Written by Rachel Walman
On September 17, 1789, the final draft of the United States Constitution was signed. Before and since that day, this “law of the land” has been debated, revered, criticized, and even altered. The ratification of the U.S. Constitution effectively established a new nation. In doing so, it minted some—but not all— residents of this country as new citizens. This September 17 we celebrate Constitution Day in honor of this history. But it may surprise you to know that Constitution Day was once called “I Am an American Day” and “Citizenship Day.” This special anniversary was, and is, not just a celebration of our founding document, but also of the citizens of this country who live under its authority.
According to the Library of Congress, 1940 saw the first version of Constitution Day. In that year, Congress passed a resolution saying the president could declare the third Sunday in May as “I Am an American Day,” a day to celebrate all those who had become U.S. citizens.
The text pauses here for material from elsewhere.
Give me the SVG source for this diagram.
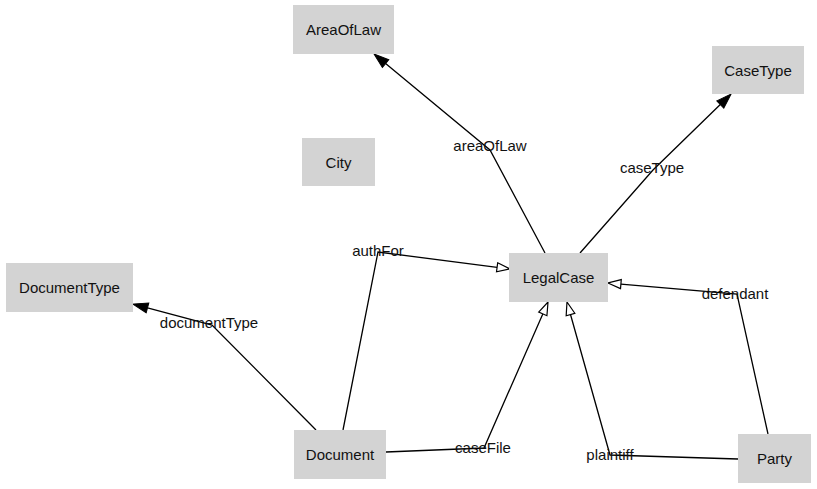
<svg xmlns="http://www.w3.org/2000/svg" width="817" height="489" viewBox="0 0 817 489">
  <style>
    .node rect { fill: #d3d3d3; stroke: none; }
    .node text { font-family: "Liberation Sans", Arial, sans-serif; font-size: 15px; fill: #111; text-anchor: middle; }
    .edge path { fill: none; stroke: #000; stroke-width: 1.3; }
    .label { font-family: "Liberation Sans", Arial, sans-serif; font-size: 15px; fill: #111; text-anchor: middle; }
  </style>
  <defs>
    <marker id="filled" markerUnits="userSpaceOnUse" markerWidth="15" markerHeight="10" refX="0" refY="5" orient="auto" overflow="visible">
      <path d="M0,0 L15,5 L0,10 z" fill="#000" stroke="#000" stroke-width="1"/>
    </marker>
    <marker id="hollow" markerUnits="userSpaceOnUse" markerWidth="13" markerHeight="9" refX="0" refY="4.5" orient="auto" overflow="visible">
      <path d="M0,0 L13,4.5 L0,9 z" fill="#fff" stroke="#000" stroke-width="1.2"/>
    </marker>
  </defs>

  <rect width="817" height="489" fill="#fff"/>

  <g id="edges" class="edge">
    <path d="M545,253 L490,150 L385.6,63.6" marker-end="url(#filled)"/>
    <path d="M580,253 L653,170 L720.3,104.5" marker-end="url(#filled)"/>
    <path d="M316,430 L212,325 L147.5,307.9" marker-end="url(#filled)"/>
    <path d="M343,430 L378,252 L497.1,267.3" marker-end="url(#hollow)"/>
    <path d="M386,452 L484,448 L542.8,313.9" marker-end="url(#hollow)"/>
    <path d="M738,459 L610,455 L570.5,314.5" marker-end="url(#hollow)"/>
    <path d="M768,434 L737,294 L620.9,284.1" marker-end="url(#hollow)"/>
  </g>

  <g id="edge-labels">
    <text class="label" x="490" y="151">areaOfLaw</text>
    <text class="label" x="652" y="173">caseType</text>
    <text class="label" x="209" y="328">documentType</text>
    <text class="label" x="378" y="256">authFor</text>
    <text class="label" x="483" y="453">caseFile</text>
    <text class="label" x="610" y="460">plaintiff</text>
    <text class="label" x="735" y="299">defendant</text>
  </g>

  <g id="AreaOfLaw" class="node">
    <rect x="293" y="5" width="101" height="49"/>
    <text x="343.5" y="35">AreaOfLaw</text>
  </g>
  <g id="CaseType" class="node">
    <rect x="712" y="46" width="92" height="48"/>
    <text x="758" y="75.5">CaseType</text>
  </g>
  <g id="City" class="node">
    <rect x="302" y="138" width="73" height="48"/>
    <text x="338.5" y="167.5">City</text>
  </g>
  <g id="DocumentType" class="node">
    <rect x="6" y="263" width="127" height="49"/>
    <text x="69.5" y="293">DocumentType</text>
  </g>
  <g id="LegalCase" class="node">
    <rect x="509" y="253" width="99" height="49"/>
    <text x="558.5" y="283">LegalCase</text>
  </g>
  <g id="Document" class="node">
    <rect x="294" y="430" width="92" height="49"/>
    <text x="340" y="460">Document</text>
  </g>
  <g id="Party" class="node">
    <rect x="738" y="434" width="73" height="49"/>
    <text x="774.5" y="464">Party</text>
  </g>
</svg>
In 1952, this day was moved to September 17 and renamed “Citizenship Day.” And in 2004, it was renamed “Constitution Day and Citizenship Day.”
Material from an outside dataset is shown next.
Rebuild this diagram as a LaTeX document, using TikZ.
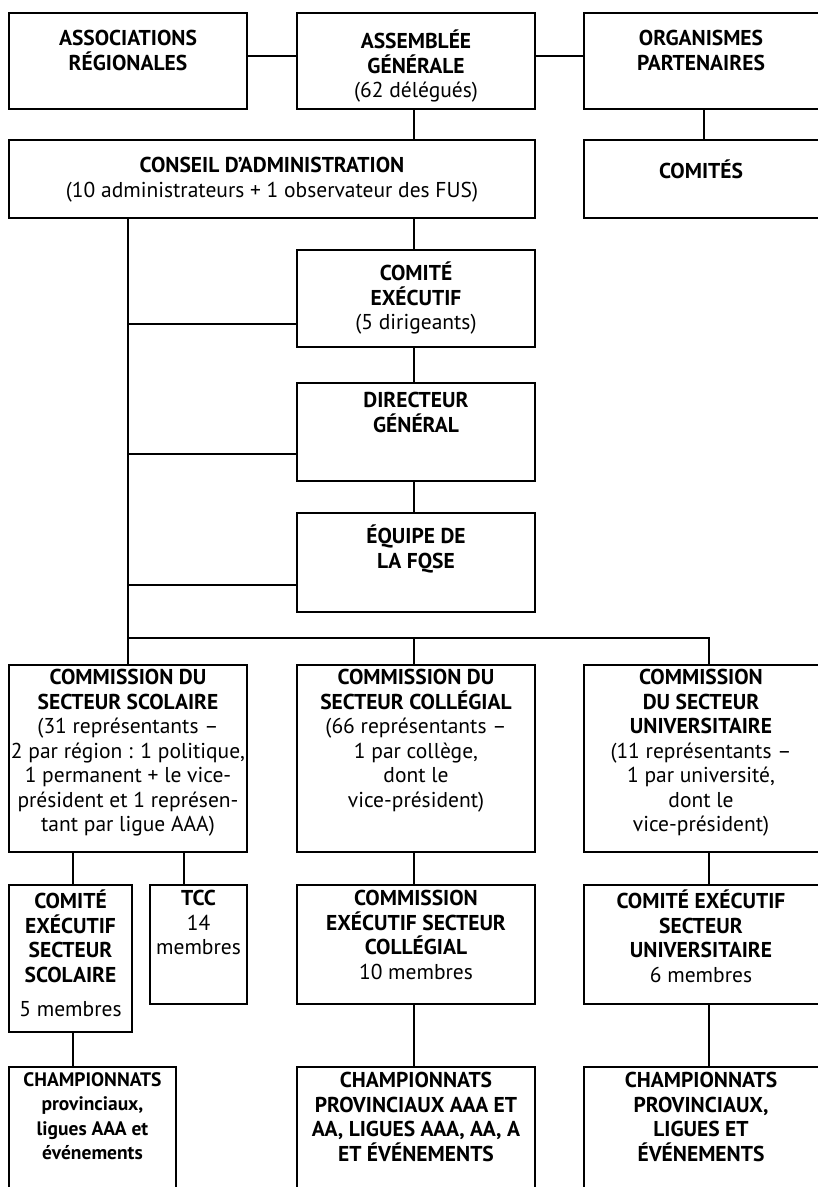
\documentclass[tikz,border=0pt]{standalone}
\usepackage{fontspec}
\setmainfont{PT Sans}
\tikzset{
  boxst/.style={draw=black, line width=2.5pt, rectangle, inner sep=0pt},
  lnk/.style={draw=black, line width=2.2pt},
  thinlnk/.style={draw=black, line width=1.5pt},
  txt/.style={align=center, inner sep=0pt, anchor=north,
    font=\fontsize{21.5}{24.5}\selectfont,
    execute at begin node={\rule{0pt}{21pt}}},
  smalltxt/.style={txt, font=\fontsize{19.5}{24.5}\selectfont}
}
% \bx[style]{name}{x1}{y1}{x2}{y2}{text x}{text north y}{text}
\newcommand{\bx}[9][txt]{%
  \node[boxst, minimum width={(#5)-(#3)}, minimum height={(#6)-(#4)}] (#2) at ({((#3)+(#5))/2},{((#4)+(#6))/2}) {};
  \node[#1] (#2-t) at (#7,#8) {#9};}
\begin{document}
\begin{tikzpicture}[x=1pt,y=-1pt]
\useasboundingbox (0,0) rectangle (818,1187);
\clip (0,0) rectangle (818,1187);
% top row
\bx{asso}{9}{13}{247}{109}{128}{30}{\textbf{ASSOCIATIONS}\\\textbf{RÉGIONALES}}
\bx{ag}{297}{13}{535}{109}{416}{30}{\textbf{ASSEMBLÉE}\\\textbf{GÉNÉRALE}\\(62 délégués)}
\bx{org}{584}{13}{860}{109}{701}{30}{\textbf{ORGANISMES}\\\textbf{PARTENAIRES}}
% second row
\bx{ca}{9}{140}{535}{218}{272}{157}{\textbf{CONSEIL D’ADMINISTRATION}\\(10 administrateurs + 1 observateur des FUS)}
\bx{comites}{584}{140}{860}{218}{701}{157}{\textbf{COMITÉS}}
% middle column
\bx{ce}{297}{250}{535}{347}{416}{262}{\textbf{COMITÉ}\\\textbf{EXÉCUTIF}\\(5 dirigeants)}
\bx{dg}{297}{383}{535}{481}{416}{392}{\textbf{DIRECTEUR}\\\textbf{GÉNÉRAL}}
\bx{eq}{297}{513}{535}{612}{416}{525}{\textbf{ÉQUIPE DE}\\\textbf{LA FQSE}}
% commissions
\bx{com1}{9}{665}{247}{852}{128}{669}{\textbf{COMMISSION DU}\\\textbf{SECTEUR SCOLAIRE}\\(31 représentants –\\2 par région : 1 politique,\\1 permanent + le vice-\\président et 1 représen-\\tant par ligue AAA)}
\bx{com2}{297}{665}{535}{852}{416}{669}{\textbf{COMMISSION DU}\\\textbf{SECTEUR COLLÉGIAL}\\(66 représentants –\\1 par collège,\\dont le\\vice-président)}
\bx{com3}{584}{665}{860}{852}{701}{669}{\textbf{COMMISSION}\\\textbf{DU SECTEUR}\\\textbf{UNIVERSITAIRE}\\(11 représentants –\\1 par université,\\dont le\\vice-président)}
% third row
\bx{ces}{9}{885}{132}{1032}{70.5}{890}{\textbf{COMITÉ}\\\textbf{EXÉCUTIF}\\\textbf{SECTEUR}\\\textbf{SCOLAIRE}\\[10pt]5 membres}
\bx{tcc}{150}{885}{247}{1004}{198.5}{890}{\textbf{TCC}\\14\\membres}
\bx{cec}{297}{885}{535}{1004}{416}{890}{\textbf{COMMISSION}\\\textbf{EXÉCUTIF SECTEUR}\\\textbf{COLLÉGIAL}\\10 membres}
\bx{ceu}{584}{885}{860}{1004}{701}{890}{\textbf{COMITÉ EXÉCUTIF}\\\textbf{SECTEUR}\\\textbf{UNIVERSITAIRE}\\6 membres}
% bottom row
\bx[smalltxt]{ch1}{9}{1067}{176}{1240}{92.5}{1072}{\textbf{CHAMPIONNATS}\\\textbf{provinciaux,}\\\textbf{ligues AAA et}\\\textbf{événements}}
\bx{ch2}{297}{1067}{535}{1240}{416}{1072}{\textbf{CHAMPIONNATS}\\\textbf{PROVINCIAUX AAA ET}\\\textbf{AA, LIGUES AAA, AA, A}\\\textbf{ET ÉVÉNEMENTS}}
\bx{ch3}{584}{1067}{860}{1240}{701}{1072}{\textbf{CHAMPIONNATS}\\\textbf{PROVINCIAUX,}\\\textbf{LIGUES ET}\\\textbf{ÉVÉNEMENTS}}
% joints
\coordinate (jtop) at (0,56);
\coordinate (jce) at (0,324);
\coordinate (jdg) at (0,454);
\coordinate (jeq) at (0,585);
\coordinate (bar) at (0,638);
\coordinate (xm) at (414,0);
\coordinate (xr) at (709,0);
\coordinate (xo) at (704,0);
\coordinate (xces) at (73,0);
\coordinate (xtcc) at (184,0);
% connectors
\draw[lnk] (asso.east |- jtop) -- (ag.west |- jtop);
\draw[lnk] (ag.east |- jtop) -- (org.west |- jtop);
\draw[lnk] (xm |- ag.south) -- (xm |- ca.north);
\draw[thinlnk] (xo |- org.south) -- (xo |- comites.north);
\draw[lnk] (xm |- ca.south) -- (xm |- ce.north);
\draw[lnk] (xm |- ce.south) -- (xm |- dg.north);
\draw[lnk] (xm |- dg.south) -- (xm |- eq.north);
\draw[lnk] (com1.north |- ca.south) -- (com1.north);
\draw[lnk] (com1.north |- jce) -- (ce.west |- jce);
\draw[lnk] (com1.north |- jdg) -- (dg.west |- jdg);
\draw[lnk] (com1.north |- jeq) -- (eq.west |- jeq);
\draw[lnk] (com1.north |- bar) -- (xr |- bar) -- (xr |- com3.north);
\draw[lnk] (xm |- bar) -- (xm |- com2.north);
\draw[lnk] (xces |- com1.south) -- (xces |- ces.north);
\draw[lnk] (xtcc |- com1.south) -- (xtcc |- tcc.north);
\draw[lnk] (xm |- com2.south) -- (xm |- cec.north);
\draw[lnk] (xr |- com3.south) -- (xr |- ceu.north);
\draw[lnk] (xces |- ces.south) -- (xces |- ch1.north);
\draw[lnk] (xm |- cec.south) -- (xm |- ch2.north);
\draw[lnk] (xr |- ceu.south) -- (xr |- ch3.north);
\end{tikzpicture}
\end{document}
There’s no better place to celebrate this day than at the New-York Historical Society! If you are looking to learn more about the U.S. Constitution, visit our exhibition New York Rising. There you can see many artifacts related to the founding era—and New York’s role in it.
One special item you can see right now is a page of a draft of the Bill of Rights, shown in the picture above. Now that we’ve had the Constitution in place for so long, it may seem hard to grasp that before it was ratified, many people had serious doubts about whether or not it was sufficient. Pro-Constitution Federalists claimed that it was best to state only the powers that the federal government had, not what its limitations were and what specific rights the people had. They argued if limitations on federal power were listed, that would limit the rights of the people. It was best, they said, to imply the rights of the people as anything not specifically named as a governmental power over peoples’ lives. On the other side, Anti-Federalists were against the Constitution as drafted, believing it gave too much power to the federal government, threatened individual liberties, and paved the way to tyranny. They wanted the rights of the people clearly listed. Thomas Jefferson stated, “A bill of rights is what the people are entitled to against every government on earth, general or particular, and what no just government should refuse, or rest on inference.”
It is worth noting when talking about the original Constitution that its protections and constraints did not apply equally to everyone, namely enslaved people and women. Even in the draft of the Bill of Rights you can see on display at our Museum, note that these rights are said to apply to “freemen.” In any case, in 1791, a final draft of the first ten amendments to the Constitution was adopted as the Bill of Rights.
If you are looking to celebrate U.S. citizenship on Sunday, our Museum is also the right place to do so. In conjunction with our Citizenship Project, all visitors can pick up a Quest for Citizenship Museum Guide, which takes you on a tour of objects connected to questions on the U.S. naturalization exam. This guide will give you a great sense of what our government thinks every American should know. You might be surprised by the gaps in your civic education!
Regardless of why you visit this Sunday, or any day, we are proud to be a place where people from all different backgrounds and countries can come to learn about the history of the diverse views and people who have made this country what it is today! Happy Constitution Day and Citizenship Day to all!